The announcement followed an April 14 trilateral meeting in Washington with representatives of the United States, Lebanon and Israel. The State Department said the session was the first major high-level engagement between the two governments since 1993 and was meant to launch direct negotiations. U.S. officials also said they hoped the talks could go beyond the 2024 cessation-of-hostilities arrangement. Lebanon, for its part, was seeking a ceasefire and steps to address a severe humanitarian crisis.

The broader conflict has already exacted a heavy toll. According to the Associated Press, more than a month of war between Israel and the Iran-backed Hezbollah militant group in Lebanon has killed more than 2,100 people and displaced over 1 million in Lebanon.
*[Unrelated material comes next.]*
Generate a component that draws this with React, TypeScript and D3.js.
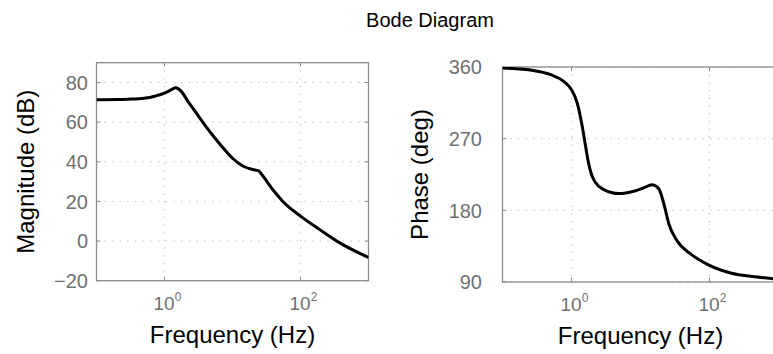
import React from "react";
import * as d3 from "d3";

const magFreq = [0.1, 0.2, 0.29, 0.5, 0.72, 1.0, 1.25, 1.45, 1.6, 1.78, 2.22, 2.79, 3.9, 5.5, 7.9, 10, 14.2, 19.9, 24, 28, 39, 55, 100, 190, 373, 1000];
const magDb = [71.3, 71.4, 71.6, 72.1, 73.1, 74.6, 76.3, 77.4, 76.8, 75.4, 70.4, 65.7, 58.6, 52, 45.6, 41.8, 37.9, 36.1, 35.5, 32.8, 26, 20, 12.6, 5.9, -0.8, -8.3];

const phFreq = [0.1, 0.28, 0.5, 0.77, 1.0, 1.21, 1.43, 1.6, 1.78, 1.95, 2.2, 2.94, 4.85, 8.0, 11.2, 14.7, 18.4, 21.8, 25.7, 33.5, 52.6, 100, 202, 491, 1000];
const phDeg = [358.7, 355.7, 350.3, 342, 331.5, 314.8, 285.5, 260.4, 238, 225, 215.5, 206, 201, 204, 208.4, 212.1, 207.1, 188.3, 163.2, 142.3, 125.6, 110.9, 101.3, 96.3, 93.5];

const magTicks = [-20, 0, 20, 40, 60, 80];
const phTicks = [90, 180, 270, 360];
const freqTicks = [1, 100];
const freqExp = ["0", "2"];

const title = "Bode Diagram";
const xLabel = "Frequency (Hz)";
const magLabel = "Magnitude (dB)";
const phLabel = "Phase (deg)";

const FONT = "'Liberation Sans', Arial, Helvetica, sans-serif";
const AXIS = "#8a8a8a";
const GRID = "#b5b5b5";
const TICKTXT = "#707070";

type PanelProps = {
  x0: number; x1: number; y0: number; y1: number;
  yDomain: [number, number];
  yTicks: number[];
  freqs: number[];
  vals: number[];
  ylabel: string;
  ylabelX: number;
  tickRight: number;
};

function Panel(p: PanelProps) {
  const x = d3.scaleLog().domain([0.1, 1000]).range([p.x0, p.x1]);
  const y = d3.scaleLinear().domain(p.yDomain).range([p.y1, p.y0]);
  const pts: [number, number][] = p.freqs.map((f, i) => [x(f), y(p.vals[i])]);
  const line = d3.line().curve(d3.curveMonotoneX)(pts) || "";
  const clipId = `clip-${Math.round(p.x0)}`;
  const cy = (p.y0 + p.y1) / 2;
  return (
    <g>
      <defs>
        <clipPath id={clipId}>
          <rect x={p.x0} y={p.y0} width={p.x1 - p.x0} height={p.y1 - p.y0} />
        </clipPath>
      </defs>
      <rect x={p.x0} y={p.y0} width={p.x1 - p.x0} height={p.y1 - p.y0} fill="#fff" />
      {p.yTicks.map((t) => (
        <line key={"gy" + t} x1={p.x0} x2={p.x1} y1={y(t)} y2={y(t)} stroke={GRID} strokeWidth={1} strokeDasharray="1.2,6.5" />
      ))}
      {freqTicks.map((t) => (
        <line key={"gx" + t} x1={x(t)} x2={x(t)} y1={p.y0} y2={p.y1} stroke={GRID} strokeWidth={1} strokeDasharray="1.2,6.5" />
      ))}
      {freqTicks.map((t) => (
        <g key={"tx" + t}>
          <line x1={x(t)} x2={x(t)} y1={p.y1} y2={p.y1 - 4} stroke={AXIS} />
          <line x1={x(t)} x2={x(t)} y1={p.y0} y2={p.y0 + 4} stroke={AXIS} />
        </g>
      ))}
      {p.yTicks.map((t) => (
        <g key={"ty" + t}>
          <line x1={p.x0} x2={p.x0 + 4} y1={y(t)} y2={y(t)} stroke={AXIS} />
          <line x1={p.x1} x2={p.x1 - 4} y1={y(t)} y2={y(t)} stroke={AXIS} />
        </g>
      ))}
      <rect x={p.x0} y={p.y0} width={p.x1 - p.x0} height={p.y1 - p.y0} fill="none" stroke={AXIS} strokeWidth={1.3} />
      <path d={line} fill="none" stroke="#000" strokeWidth={3} strokeLinejoin="round" clipPath={`url(#${clipId})`} />
      {p.yTicks.map((t) => (
        <text key={"yl" + t} x={p.tickRight} y={y(t)} dy="0.36em" textAnchor="end" fontSize={20} fill={TICKTXT} fontFamily={FONT}>
          {t < 0 ? "\u2212" + Math.abs(t) : String(t)}
        </text>
      ))}
      {freqTicks.map((t, i) => (
        <text key={"xl" + t} x={x(t) - 11} y={p.y1 + 29} fontSize={19} fill={TICKTXT} fontFamily={FONT}>
          10<tspan dy={-9} fontSize={12}>{freqExp[i]}</tspan>
        </text>
      ))}
      <text x={(x(0.1) + x(1000)) / 2} y={p.y1 + 62} textAnchor="middle" fontSize={24} fill="#000" fontFamily={FONT}>
        {xLabel}
      </text>
      <text transform={`translate(${p.ylabelX},${cy}) rotate(-90)`} textAnchor="middle" dy="0.35em" fontSize={24} fill="#000" fontFamily={FONT}>
        {p.ylabel}
      </text>
    </g>
  );
}

export default function App() {
  return (
    <svg width={773} height={354} style={{ position: "absolute", left: 0, top: 0, background: "#fff" }}>
      <rect width={773} height={354} fill="#fff" />
      <text x={430} y={27} textAnchor="middle" fontSize={20} fill="#000" fontFamily={FONT}>
        {title}
      </text>
      <Panel x0={96.5} x1={368.5} y0={62.7} y1={280.7} yDomain={[-20, 90]} yTicks={magTicks} freqs={magFreq} vals={magDb} ylabel={magLabel} ylabelX={26} tickRight={88} />
      <Panel x0={502.5} x1={778.5} y0={67} y1={282} yDomain={[90, 360]} yTicks={phTicks} freqs={phFreq} vals={phDeg} ylabel={phLabel} ylabelX={420} tickRight={482} />
    </svg>
  );
}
Hezbollah attacks have killed at least 12 Israeli soldiers and two civilians. Lebanese Prime Minister Nawaf Salam welcomed Trump’s ceasefire announcement, while Israeli and Hezbollah leaders did not immediately comment.

The diplomatic machinery now appears to be moving faster than the battlefield can absorb it. Trump’s announcement, the Washington talks and the planned White House meeting point to an aggressive U.S. effort to turn back-channel contact into direct negotiations. Whether that becomes a durable ceasefire, a tactical pause or another short-lived announcement will depend on whether both sides can restrain forces that have already made the border one of the region’s most volatile fronts.